St. George's creation also wouldn't impact the budget or operation of the Baton Rouge Metropolitan Airport, which is financed by fees from air carriers and airport-related services. 

And when it comes to road improvements within the proposed city, officials say any pending projects connected to the parishwide, voter-approved half-cents sales taxes, like MovEBR and the Green Light Plan, would proceed without changes on the thoroughfares and streets owned by the state and/or city-parish.

"For road improvements outside of these voter-approved projects, funding would need to come from the 2% sales tax generated in that geographical area," said Angie Savoy, budget manager with the city-parish's Finance Department. 

The city-parish doesn't know yet how many streets would fall under the umbrella of the new municipality to maintain. 

"This is a transition issue which would be negotiated in the event of a successful incorporation election," said Mark Armstrong, the spokesman for the mayor-president. 

Murrell said organizers have set aside about $2.2 million in their projected $58 million budget to handle road maintenance. Organizers have touted they'll have a more than $24 million surplus their first year, according to the Committee of St. George's proposed budget. 

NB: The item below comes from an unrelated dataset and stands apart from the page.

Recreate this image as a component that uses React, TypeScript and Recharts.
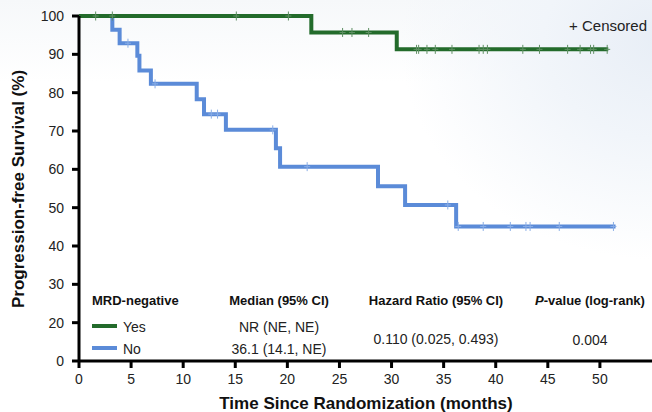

Aspects of that budget has been heavily criticized by the opposition who said previously St. George proponents are overestimating revenues and underestimating expenses. 

Murrell said officials would likely look to the private sector to handle road maintenance when it's required.

"Roadways are kind of a misnomer," he said. "Most of these roadways are owned by state. The rest owned by parish. Only very few will be transferred to local municipal control."

"There won't be a lot to maintain since most are maintained by the parish with parishwide taxes," he added.